Like many such programs worldwide, the needle exchange allows intravenous drug users to get sterile syringes for free. The aim is to prevent the transmission of HIV and other diseases in the West Virginia county where more people have died of opioid overdoses than any other.

The Cabell County Commission approved a resolution Thursday seeking an evaluation and audit of the Cabell-Huntington Health Department’s syringe exchange, The Herald-Dispatch reported. That comes a year and a half after a new state law went into effect placing more stringent requirements on the programs. Needle exchanges and other harm-reduction activities are recommended by the Centers for Disease Control and use scientifically proven methods.

Commissioner Jim Morgan said there’s no indication the health department program is working outside the scope of the law, The Herald-Dispatch reported.

Commissioner Kelli Sobonya said the request for an audit was to ensure the program is following the new requirements passed by the state Legislature, the newspaper reported.

“Information is power,” she said. “This just evaluates to make sure we’re following the law and the rule.”

The new law, signed by Republican Gov. Jim Justice last year, requires licenses for syringe collection and distribution programs. Operators have to offer an array of health outreach services, including overdose prevention education and substance abuse treatment program referrals. Participants also must show an identification card to get a syringe.

One provision requires syringes to be marked with the program passing them out. Another provision gives local governments the authority to bar certain groups or providers from setting up a syringe exchange program.

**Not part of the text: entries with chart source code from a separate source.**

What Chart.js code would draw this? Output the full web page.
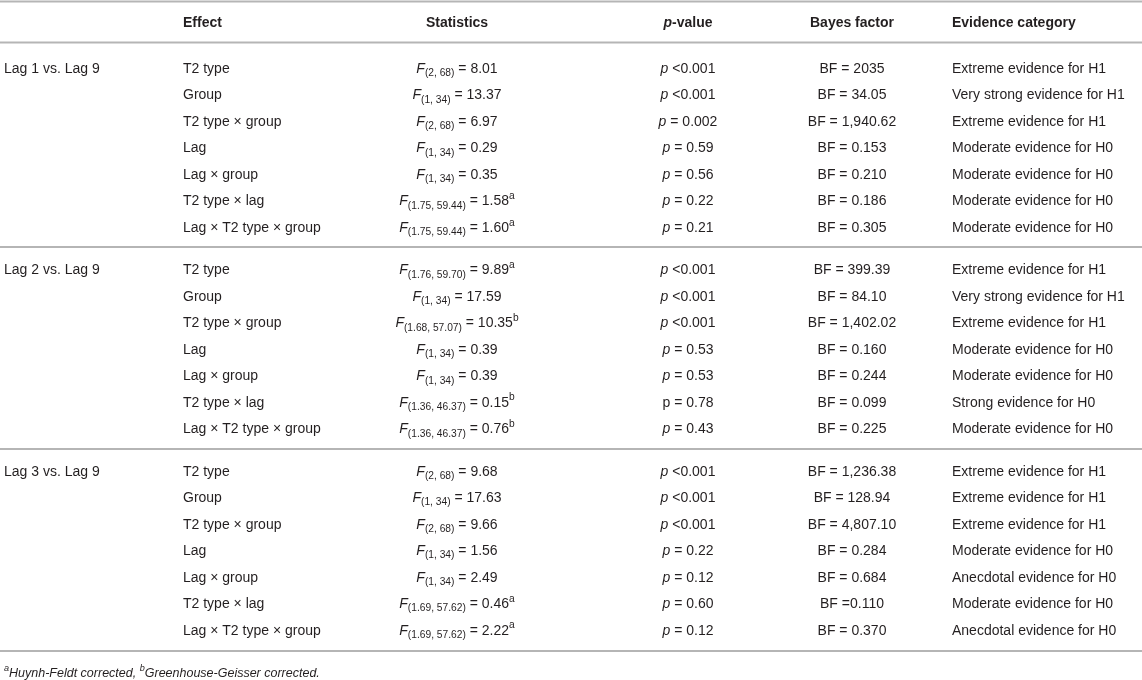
<!DOCTYPE html>
<html>
<head>
<meta charset="utf-8">
<script src="https://cdn.jsdelivr.net/npm/chart.js@4/dist/chart.umd.min.js"></script>
<style>
html,body{margin:0;padding:0;background:#fff;}
#wrap{width:1142px;height:680px;position:relative;}
</style>
</head>
<body>
<div id="wrap"><canvas id="c"></canvas></div>
<script>
// ---------- DATA ----------
const headers = ["", "Effect", "Statistics", "p-value", "Bayes factor", "Evidence category"];
const sectionLabels = ["Lag 1 vs. Lag 9", "Lag 2 vs. Lag 9", "Lag 3 vs. Lag 9"];
const effectLabels = ["T2 type", "Group", "T2 type × group", "Lag", "Lag × group", "T2 type × lag", "Lag × T2 type × group"];
const dfLabels = [
  ["2, 68", "1, 34", "2, 68", "1, 34", "1, 34", "1.75, 59.44", "1.75, 59.44"],
  ["1.76, 59.70", "1, 34", "1.68, 57.07", "1, 34", "1, 34", "1.36, 46.37", "1.36, 46.37"],
  ["2, 68", "1, 34", "2, 68", "1, 34", "1, 34", "1.69, 57.62", "1.69, 57.62"]
];
const fValues = [
  ["8.01", "13.37", "6.97", "0.29", "0.35", "1.58", "1.60"],
  ["9.89", "17.59", "10.35", "0.39", "0.39", "0.15", "0.76"],
  ["9.68", "17.63", "9.66", "1.56", "2.49", "0.46", "2.22"]
];
const fNotes = [
  ["", "", "", "", "", "a", "a"],
  ["a", "", "b", "", "", "b", "b"],
  ["", "", "", "", "", "a", "a"]
];
const pValues = [
  ["<0.001", "<0.001", "= 0.002", "= 0.59", "= 0.56", "= 0.22", "= 0.21"],
  ["<0.001", "<0.001", "<0.001", "= 0.53", "= 0.53", "= 0.78", "= 0.43"],
  ["<0.001", "<0.001", "<0.001", "= 0.22", "= 0.12", "= 0.60", "= 0.12"]
];
const pItalic = [
  [true, true, true, true, true, true, true],
  [true, true, true, true, true, false, true],
  [true, true, true, true, true, true, true]
];
const bayesFactors = [
  ["= 2035", "= 34.05", "= 1,940.62", "= 0.153", "= 0.210", "= 0.186", "= 0.305"],
  ["= 399.39", "= 84.10", "= 1,402.02", "= 0.160", "= 0.244", "= 0.099", "= 0.225"],
  ["= 1,236.38", "= 128.94", "= 4,807.10", "= 0.284", "= 0.684", "=0.110", "= 0.370"]
];
const evidence = [
  ["Extreme evidence for H1", "Very strong evidence for H1", "Extreme evidence for H1", "Moderate evidence for H0", "Moderate evidence for H0", "Moderate evidence for H0", "Moderate evidence for H0"],
  ["Extreme evidence for H1", "Very strong evidence for H1", "Extreme evidence for H1", "Moderate evidence for H0", "Moderate evidence for H0", "Strong evidence for H0", "Moderate evidence for H0"],
  ["Extreme evidence for H1", "Extreme evidence for H1", "Extreme evidence for H1", "Moderate evidence for H0", "Anecdotal evidence for H0", "Moderate evidence for H0", "Anecdotal evidence for H0"]
];
const footnoteParts = [
  {t: "a", sup: true, i: true}, {t: "Huynh-Feldt corrected, ", i: true},
  {t: "b", sup: true, i: true}, {t: "Greenhouse-Geisser corrected.", i: true}
];

// ---------- LAYOUT (not data) ----------
const COLS = [
  {x: 4, align: "left"}, {x: 183, align: "left"}, {x: 457, align: "center"},
  {x: 688, align: "center"}, {x: 852, align: "center"}, {x: 952, align: "left"}
];
const FIRST_ROW = 1.717, SECTION_STRIDE = 7.6;
const rowUnit = (s, r) => FIRST_ROW + s * SECTION_STRIDE + r;
const RULES = [-0.77, 0.77, 8.49, 16.11, 23.74];
const FOOT_Y = 24.53;
const TEXT_DY = 1.6;
const FONT = '"Liberation Sans", Arial, Helvetica, sans-serif';
const TEXT = "#231f20";

// ---------- build cells ----------
const cells = [];
headers.forEach((h, c) => {
  if (!h) return;
  let parts = h === "p-value" ? [{t: "p", i: true, b: true}, {t: "-value", b: true}] : [{t: h, b: true}];
  cells.push({x: COLS[c].x, y: 0, parts, align: COLS[c].align});
});
sectionLabels.forEach((lab, s) => {
  cells.push({x: COLS[0].x, y: rowUnit(s, 0), parts: [{t: lab}], align: "left"});
  effectLabels.forEach((eff, r) => {
    const y = rowUnit(s, r);
    cells.push({x: COLS[1].x, y, parts: [{t: eff}], align: "left"});
    const st = [{t: "F", i: true}, {t: "(" + dfLabels[s][r] + ")", sub: true}, {t: " = " + fValues[s][r]}];
    if (fNotes[s][r]) st.push({t: fNotes[s][r], sup: true});
    cells.push({x: COLS[2].x, y, parts: st, align: "center"});
    const pv = pValues[s][r];
    cells.push({x: COLS[3].x, y, parts: [{t: "p", i: pItalic[s][r]}, {t: " " + pv}], align: "center"});
    cells.push({x: COLS[4].x, y, parts: [{t: "BF " + bayesFactors[s][r]}], align: "center"});
    cells.push({x: COLS[5].x, y, parts: [{t: evidence[s][r]}], align: "left"});
  });
});
cells.push({x: COLS[0].x, y: FOOT_Y, parts: footnoteParts, align: "left", size: 12.5});

function fontFor(p, size) {
  const sz = (p.sub || p.sup) ? size * 0.73 : size;
  return (p.i ? "italic " : "") + (p.b ? "bold " : "") + sz + "px " + FONT;
}
function drawRich(ctx, parts, x, y, align, size) {
  let w = 0;
  parts.forEach(p => { ctx.font = fontFor(p, size); w += ctx.measureText(p.t).width; });
  let cx = align === "center" ? x - w / 2 : x;
  parts.forEach(p => {
    ctx.font = fontFor(p, size);
    let dy = p.sub ? size * 0.3 : (p.sup ? -size * 0.38 : 0);
    ctx.fillText(p.t, cx, y + dy);
    cx += ctx.measureText(p.t).width;
  });
}

const textPlugin = {
  id: "cellText",
  afterDatasetsDraw(chart) {
    const ctx = chart.ctx;
    const dsIndex = chart.data.datasets.findIndex(d => d.isCells);
    const meta = chart.getDatasetMeta(dsIndex);
    const data = chart.data.datasets[dsIndex].data;
    ctx.save();
    ctx.fillStyle = TEXT;
    ctx.textBaseline = "middle";
    ctx.textAlign = "left";
    meta.data.forEach((el, i) => {
      const d = data[i];
      drawRich(ctx, d.parts, el.x, el.y + TEXT_DY, d.align, d.size || 14);
    });
    ctx.restore();
  }
};

const ruleSets = RULES.map(u => ({
  type: "scatter", showLine: true, data: [{x: 0, y: u}, {x: 1142, y: u}],
  borderColor: "#b5b5b5", borderWidth: 2, pointRadius: 0, clip: false
}));

new Chart(document.getElementById("c"), {
  type: "scatter",
  data: {
    datasets: [
      ...ruleSets,
      {isCells: true, data: cells, pointRadius: 0, pointHoverRadius: 0, clip: false}
    ]
  },
  options: {
    responsive: true, maintainAspectRatio: false, animation: false,
    layout: {padding: 0},
    events: [],
    plugins: {legend: {display: false}, tooltip: {enabled: false}},
    scales: {
      x: {type: "linear", min: 0, max: 1142, display: false},
      y: {type: "linear", reverse: true, min: -22 / 26.5, max: (680 - 22) / 26.5, display: false}
    }
  },
  plugins: [textPlugin]
});
</script>
</body>
</html>
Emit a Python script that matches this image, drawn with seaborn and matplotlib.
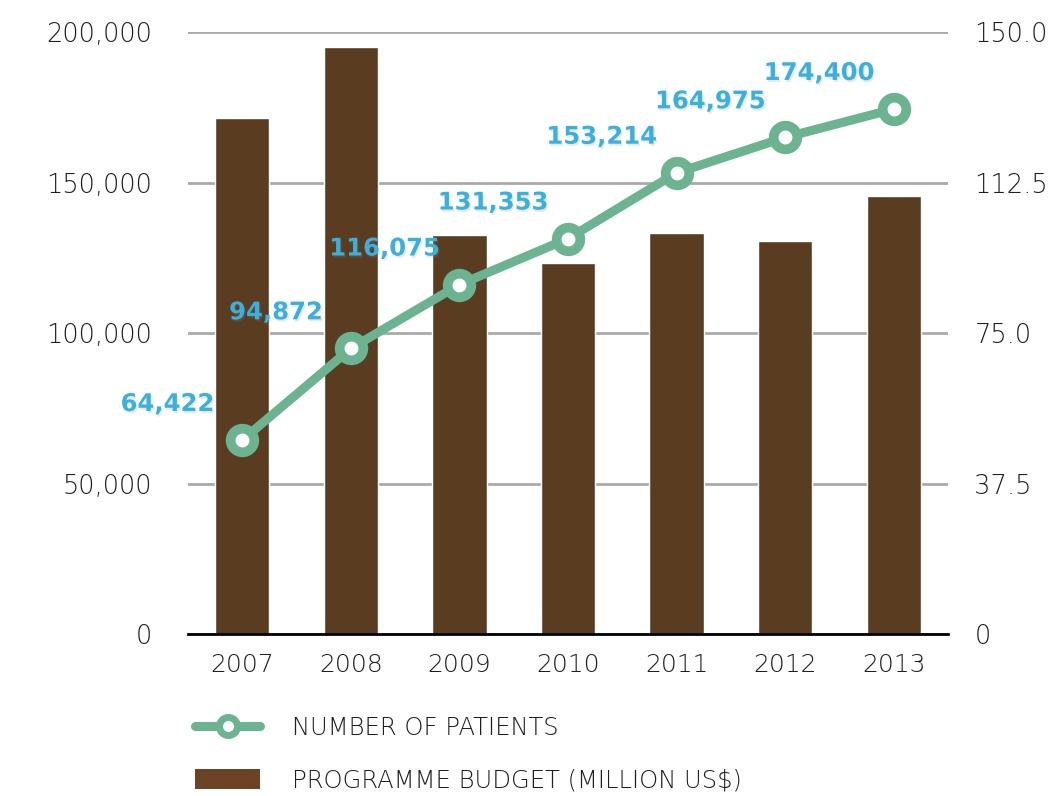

It took effect amid one of the nation’s highest spikes in HIV cases related to intravenous drug use. The surge was clustered mainly around the capital of Charleston and the city of Huntington in Cabell County. Opponents of the law said it would lead to the closure of syringe access programs and the continued spread of HIV.

Since the law’s implementation, several local health departments and other providers have shut down their syringe exchange programs, saying the new regulations are so strict that compliance is not possible.